In most countries alcohol and tobacco are legal and widely available. They are both highly addictive and hazardous to health. And yet society mostly carries on, though we do lose some quantity of people to both of them.
I have a few reasons I might more willingly accept the legality of alcohol, I believe they're also the reasons prohibition didn't work:
1. Alcohol is deeply embedded in human culture, to get a significant portion of society to stop using it would be like trying to get people to stop eating bread or to stop having sex. It would be expensive and unproductive to enforce.
2. Alcohol is easy, though more dangerous, to make. To prohibit it would be to turn people towards more-dangerous moonshine.
3. Relatively speaking, alcohol's health effects aren't that bad; it's poison, but it's only very mild poison. Overindulging on alcohol once mostly leads to a hangover, it's difficult to drink enough alcohol to kill yourself and it starts to get unpleasant before you reach that point. The real dangers of alcohol seem to come with chronic use.

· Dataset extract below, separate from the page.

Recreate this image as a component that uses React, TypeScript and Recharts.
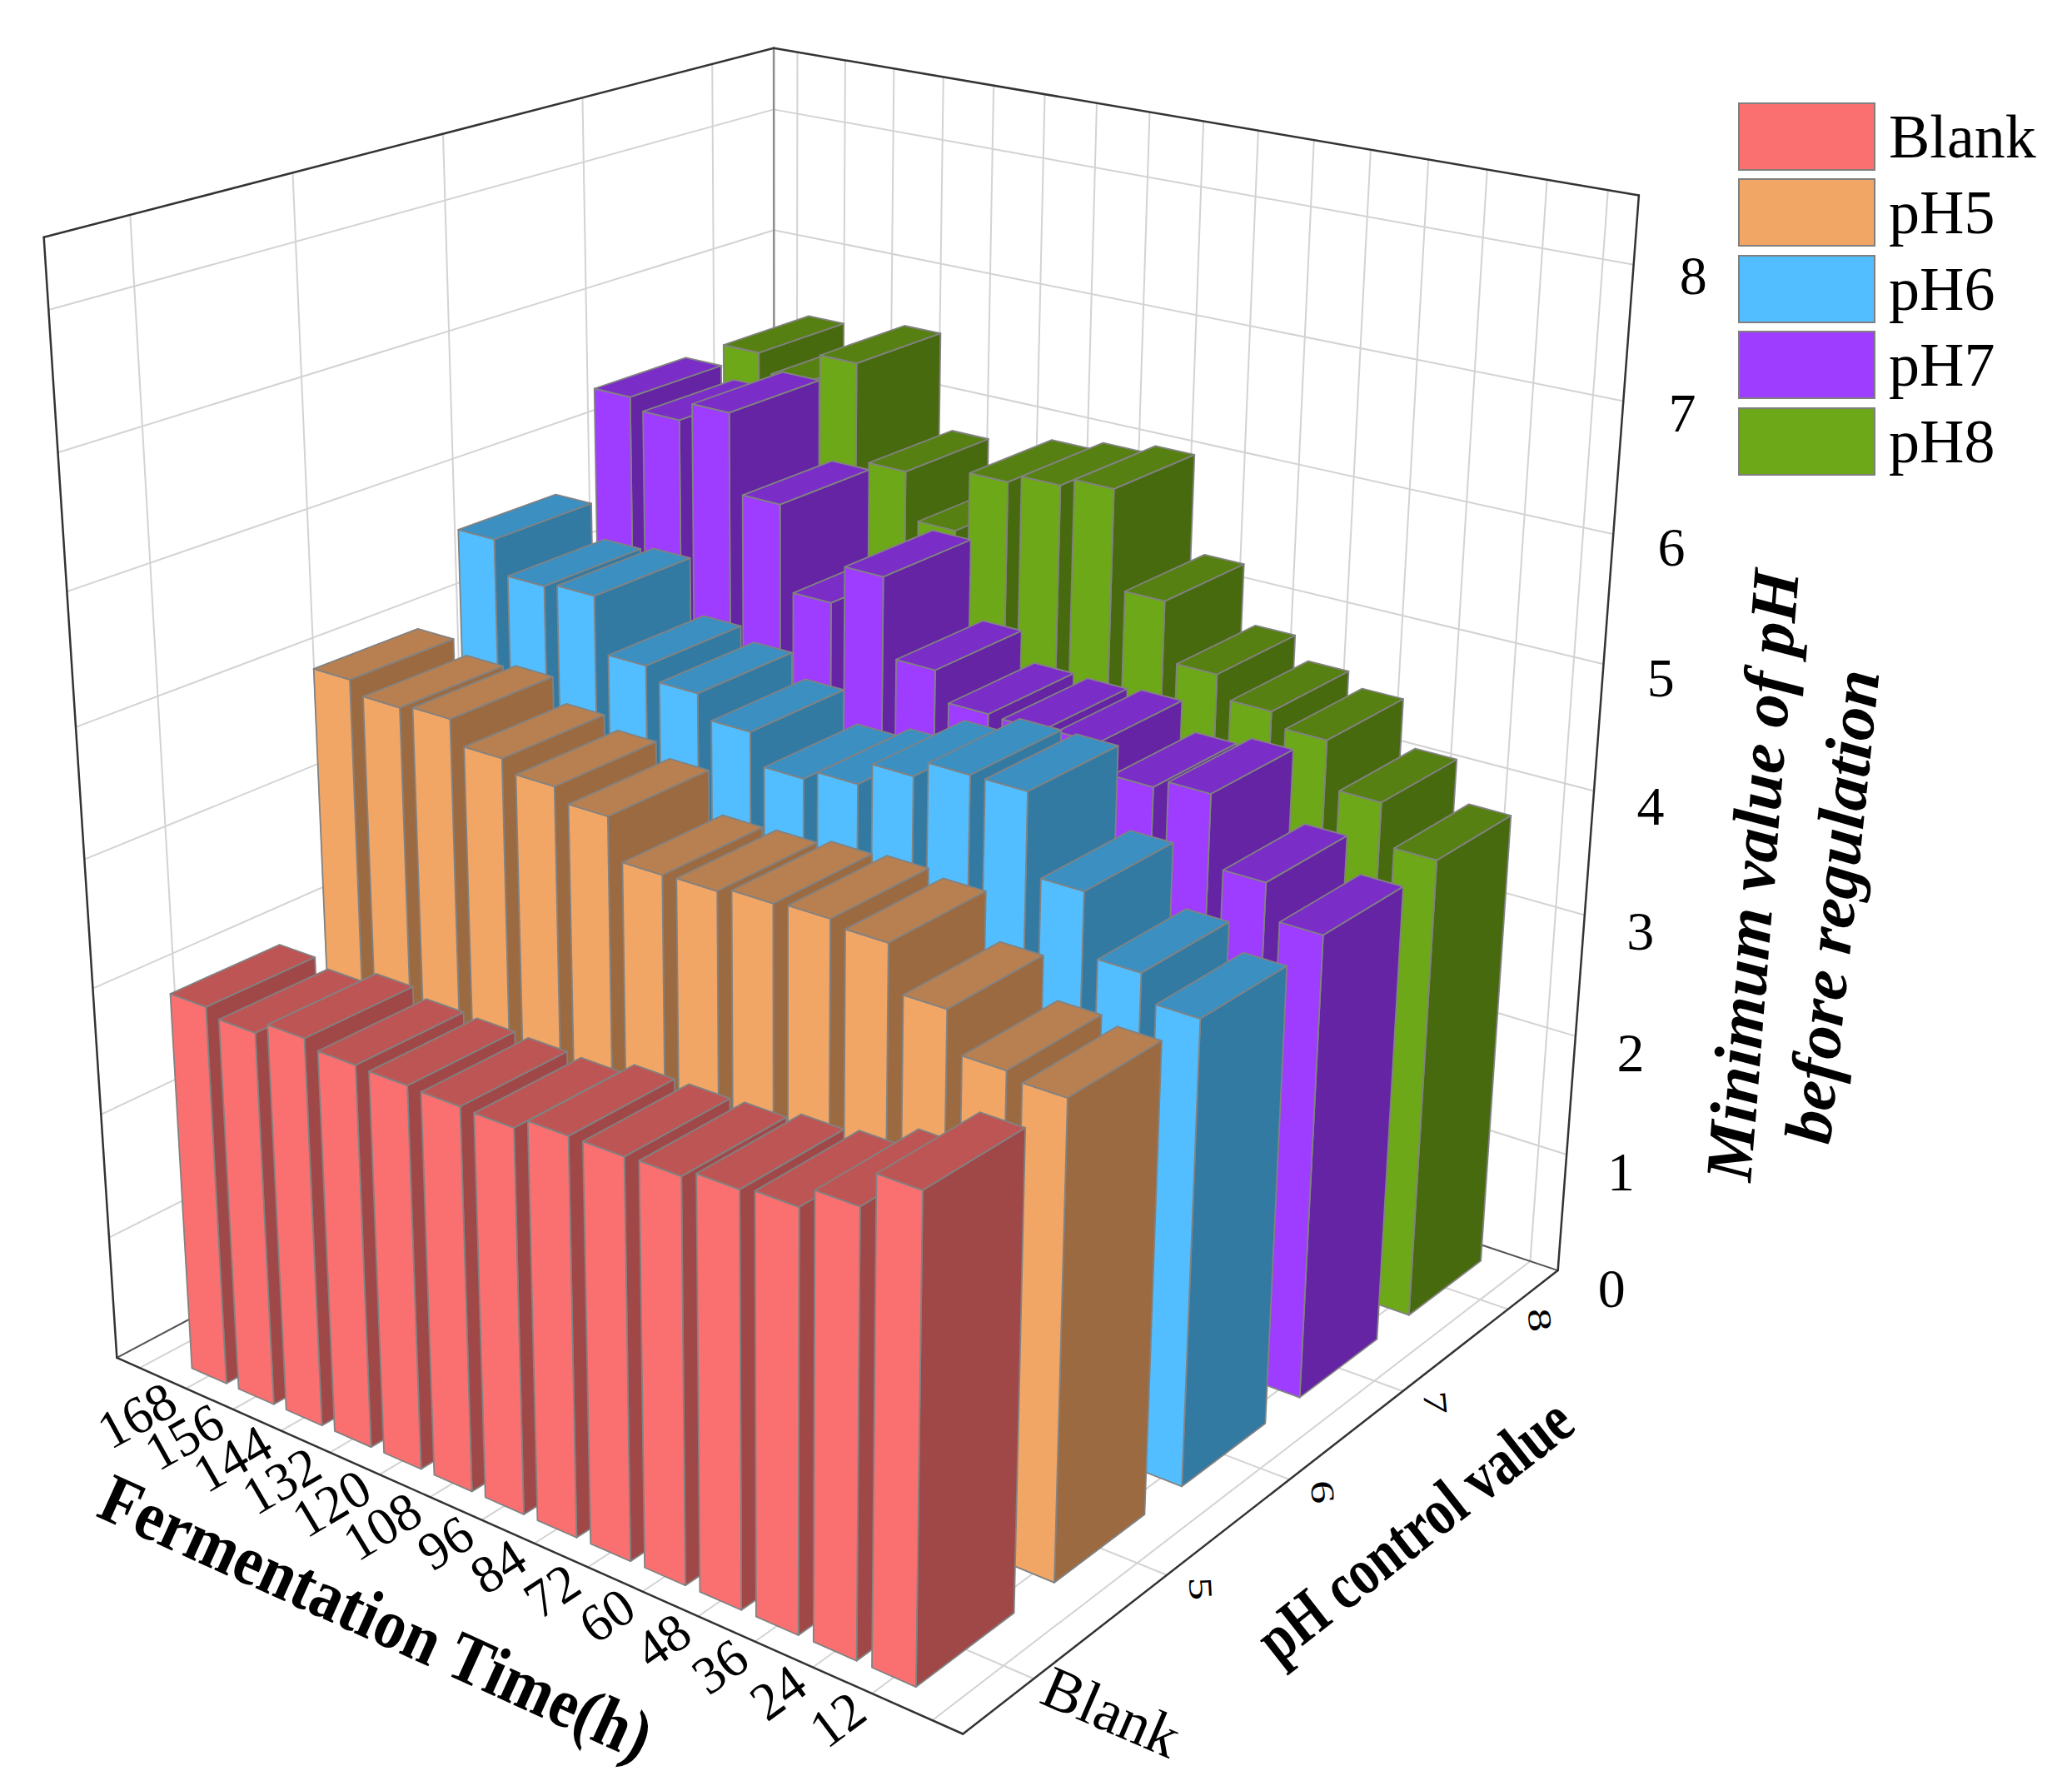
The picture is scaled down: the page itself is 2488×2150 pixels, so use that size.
import React from "react";
import { BarChart, Bar, XAxis, YAxis, Legend, Customized } from "recharts";

const W = 2488;
const H = 2150;
const Z_MAX = 8.5;

const times = ["168", "156", "144", "132", "120", "108", "96", "84", "72", "60", "48", "36", "24", "12"];
const blank = [3.03, 2.97, 3.07, 3.01, 3.0, 2.99, 2.98, 3.07, 3.07, 3.08, 3.14, 3.17, 3.33, 3.6];
const ph5 = [5.04, 4.94, 4.97, 4.79, 4.7, 4.6, 4.29, 4.3, 4.34, 4.36, 4.32, 3.98, 3.68, 3.63];
const ph6 = [5.69, 5.43, 5.46, 5.03, 4.93, 4.75, 4.51, 4.59, 4.77, 4.9, 4.9, 4.29, 3.82, 3.62];
const ph7 = [6.42, 6.33, 6.48, 5.86, 5.19, 5.5, 4.88, 4.65, 4.64, 4.66, 4.44, 4.51, 3.96, 3.69];
const ph8 = [6.42, 6.27, 6.51, 5.73, 5.35, 5.84, 5.91, 5.98, 5.2, 4.73, 4.55, 4.44, 4.07, 3.74];

const seriesNames = ["Blank", "pH5", "pH6", "pH7", "pH8"];
const phTicks = ["Blank", "5", "6", "7", "8"];
const valueTicks = [0, 1, 2, 3, 4, 5, 6, 7, 8];

const frontColors = ["#FA7070", "#F2A666", "#52BEFF", "#9E3CFF", "#6DA818"];
const topColors = ["#BE5555", "#B88050", "#3C8FC1", "#7B2DC8", "#568012"];
const sideColors = ["#A04848", "#9C6A40", "#337AA3", "#6424A3", "#486A0F"];

const rows = times.map((t, i) => ({
  time: t,
  Blank: blank[i],
  pH5: ph5[i],
  pH6: ph6[i],
  pH7: ph7[i],
  pH8: ph8[i],
}));

// time axis runs over 16 grid slots, the 14 bars sit in slots 2..15
const SLOTS = 16;
const FONT = "'Liberation Serif', 'Times New Roman', serif";

type P3 = [number, number, number];

// perspective camera fitted to the box corners of the original figure
const K = 2488 / 1560;
function proj([X, Y, V]: P3): [number, number] {
  const z = V / Z_MAX;
  const cx = -501 + 617.9 * X + 494.0 * Y;
  const cy = 487 + 175.0 * X - 221.3 * Y - 808.2 * z;
  const cz = 3191 - 448.0 * X + 595.4 * Y - 315.6 * z;
  return [K * (589 + (3191 * cx) / cz), K * (535 + (3191 * cy) / cz)];
}

const pts = (list: P3[]) => list.map((p) => proj(p).map((n) => n.toFixed(1)).join(",")).join(" ");

function angle(a: P3, b: P3) {
  const [x1, y1] = proj(a);
  const [x2, y2] = proj(b);
  return (Math.atan2(y2 - y1, x2 - x1) * 180) / Math.PI;
}

function Prism(props: any) {
  const { x, y, width, height, row } = props;
  if (!height || height <= 0) return <g />;
  const X0 = x / W;
  const X1 = (x + width) / W;
  const top = (height / H) * Z_MAX;
  const Y0 = (row + 0.5) / phTicks.length - 0.07;
  const Y1 = Y0 + 0.14;
  const stroke = "#828282";
  return (
    <g>
      <polygon
        points={pts([[X1, Y0, 0], [X1, Y1, 0], [X1, Y1, top], [X1, Y0, top]])}
        fill={sideColors[row]}
        stroke={stroke}
        strokeWidth={1.8}
        strokeLinejoin="round"
      />
      <polygon
        points={pts([[X0, Y0, 0], [X1, Y0, 0], [X1, Y0, top], [X0, Y0, top]])}
        fill={frontColors[row]}
        stroke={stroke}
        strokeWidth={1.8}
        strokeLinejoin="round"
      />
      <polygon
        points={pts([[X0, Y0, top], [X1, Y0, top], [X1, Y1, top], [X0, Y1, top]])}
        fill={topColors[row]}
        stroke={stroke}
        strokeWidth={1.8}
        strokeLinejoin="round"
      />
    </g>
  );
}

function Frame() {
  const els: React.ReactNode[] = [];
  let n = 0;
  const GRID = "#d3d3d3";
  const EDGE = "#333333";
  const seg = (a: P3, b: P3, stroke: string, w: number) => {
    const [x1, y1] = proj(a);
    const [x2, y2] = proj(b);
    els.push(<line key={n++} x1={x1} y1={y1} x2={x2} y2={y2} stroke={stroke} strokeWidth={w} strokeLinecap="round" />);
  };
  const xs = Array.from({ length: SLOTS }, (_, k) => (k + 0.5) / SLOTS);
  const ys = phTicks.map((_, j) => (j + 0.5) / phTicks.length);

  // floor
  xs.forEach((X) => seg([X, 0, 0], [X, 1, 0], GRID, 2));
  ys.forEach((Y) => seg([0, Y, 0], [1, Y, 0], GRID, 2));
  // left wall
  ys.forEach((Y) => seg([0, Y, 0], [0, Y, Z_MAX], GRID, 2));
  valueTicks.slice(1).forEach((V) => seg([0, 0, V], [0, 1, V], GRID, 2));
  // back wall
  xs.forEach((X) => seg([X, 1, 0], [X, 1, Z_MAX], GRID, 2));
  valueTicks.slice(1).forEach((V) => seg([0, 1, V], [1, 1, V], GRID, 2));
  // box edges
  seg([0, 1, 0], [0, 1, Z_MAX], "#8c8c8c", 2.5);
  seg([0, 0, 0], [0, 1, 0], "#555555", 2);
  seg([0, 1, 0], [1, 1, 0], "#555555", 2);
  seg([0, 0, 0], [0, 0, Z_MAX], EDGE, 2.5);
  seg([0, 0, Z_MAX], [0, 1, Z_MAX], EDGE, 2.5);
  seg([0, 1, Z_MAX], [1, 1, Z_MAX], EDGE, 2.5);
  seg([1, 1, 0], [1, 1, Z_MAX], EDGE, 2.5);
  seg([0, 0, 0], [1, 0, 0], EDGE, 2.5);
  seg([1, 0, 0], [1, 1, 0], EDGE, 2.5);

  // time tick labels
  times.forEach((t, i) => {
    const X = (1.5 + i) / SLOTS;
    const [px, py] = proj([X, -0.018, 0]);
    const a = angle([X, 0, 0], [X, 0.1, 0]);
    els.push(
      <text key={n++} x={px} y={py} transform={`rotate(${a.toFixed(2)} ${px} ${py})`} textAnchor="end"
        dominantBaseline="central" fontFamily={FONT} fontSize={64} fill="#000">{t}</text>
    );
  });

  // pH control tick labels
  phTicks.forEach((t, j) => {
    const Y = (j + 0.5) / phTicks.length;
    const a = angle([1, Y, 0], [1.1, Y, 0]);
    if (j === 0) {
      const [px, py] = proj([1.012, Y, 0]);
      els.push(
        <text key={n++} x={px} y={py} transform={`rotate(${a.toFixed(2)} ${px} ${py})`} textAnchor="start"
          dominantBaseline="central" fontFamily={FONT} fontSize={72} fill="#000">{t}</text>
      );
    } else {
      const [px, py] = proj([1.035, Y, 0]);
      els.push(
        <text key={n++} x={0} y={0} transform={`translate(${px.toFixed(1)} ${py.toFixed(1)}) rotate(${(a + 65).toFixed(2)}) scale(0.85 0.6)`}
          textAnchor="middle" dominantBaseline="central" fontFamily={FONT} fontSize={66} fill="#000">{t}</text>
      );
    }
  });

  // value tick labels
  valueTicks.forEach((v) => {
    const [px, py] = proj([1.06, 1, v]);
    els.push(
      <text key={n++} x={px} y={py} textAnchor="middle" dominantBaseline="central" fontFamily={FONT} fontSize={66} fill="#000">{v}</text>
    );
  });

  // axis titles
  els.push(
    <text key={n++} x={0} y={0} transform="translate(452 1941) rotate(24.3) scale(0.9 1)" textAnchor="middle"
      dominantBaseline="central" fontFamily={FONT} fontWeight="bold" fontSize={84} fill="#000">Fermentation Time(h)</text>
  );
  els.push(
    <text key={n++} x={0} y={0} transform="translate(1698 1836) rotate(-38.2) scale(0.8 1)" textAnchor="middle"
      dominantBaseline="central" fontFamily={FONT} fontWeight="bold" fontSize={80} fill="#000">pH control value</text>
  );
  els.push(
    <text key={n++} x={2104} y={1051} transform="rotate(-85.5 2104 1051)" textAnchor="middle" dominantBaseline="central"
      fontFamily={FONT} fontWeight="bold" fontStyle="italic" fontSize={80} fill="#000">Minimum value of pH</text>
  );
  els.push(
    <text key={n++} x={2200} y={1088} transform="rotate(-84 2200 1088)" textAnchor="middle" dominantBaseline="central"
      fontFamily={FONT} fontWeight="bold" fontStyle="italic" fontSize={80} fill="#000">before regulation</text>
  );

  return <g>{els}</g>;
}

function LegendBox() {
  return (
    <div>
      {seriesNames.map((name, i) => (
        <div key={name} style={{ display: "flex", alignItems: "center", height: 91.5 }}>
          <div
            style={{
              width: 165,
              height: 82,
              background: frontColors[i],
              border: "2.5px solid #7f7f7f",
              boxSizing: "border-box",
            }}
          />
          <span style={{ marginLeft: 16, fontFamily: FONT, fontSize: 74, lineHeight: 1, color: "#000" }}>{name}</span>
        </div>
      ))}
    </div>
  );
}

const layer: React.CSSProperties = { position: "absolute", left: 0, top: 0 };

export default function App() {
  const drawOrder = [4, 3, 2, 1, 0];
  return (
    <div>
      <div style={layer}>
        <BarChart width={W} height={H} data={rows} margin={{ top: 0, right: 0, bottom: 0, left: 0 }}>
          <Customized component={<Frame />} />
        </BarChart>
      </div>
      <div style={layer}>
        <BarChart
          width={W}
          height={H}
          data={rows}
          margin={{ top: 0, right: W / SLOTS, bottom: 0, left: W / SLOTS }}
          barCategoryGap="13%"
        >
          {drawOrder.map((r) => (
            <XAxis key={`x${r}`} xAxisId={r} dataKey="time" hide />
          ))}
          <YAxis hide domain={[0, Z_MAX]} />
          {drawOrder.map((r) => (
            <Bar
              key={seriesNames[r]}
              dataKey={seriesNames[r]}
              xAxisId={r}
              isAnimationActive={false}
              shape={(p: any) => <Prism {...p} row={r} />}
            />
          ))}
          <Legend
            layout="vertical"
            align="center"
            verticalAlign="middle"
            wrapperStyle={{ position: "absolute", left: 2087, top: 118, width: 400, height: 460 }}
            content={() => <LegendBox />}
          />
        </BarChart>
      </div>
    </div>
  );
}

4. Alcohol is not extremely addictive. It seems most people can somewhat regularly partake without becoming alcoholics. In my understanding most addictive drugs won't get you hooked the very first time you try them, but trying them a few times is usually all it takes. Anecdotally, having used both, sometimes in excess, I find it much easier to resist a drink than nicotine.
If you pair these with the other harms and expenses of general drug prohibition (organized crime, disproportionate criminalization of minorities, etc) it becomes very hard to justify the prohibition of alcohol, in my mind.
Some of those things apply to tobacco too but to a lesser degree, so the case for illegalizing it might have some legs, although I suspect it's not worth it either. I might argue that burning tobacco products, specifically, should be illegalized due to the fact that there are several known, practical, and less destructive nicotine delivery methods. Lozenges, patches, and vapes work, and so far seem to be much less catastrophic for one's health. It's not clear to me that you'd get murderous tobacco cartels who lace their product with fentanyl.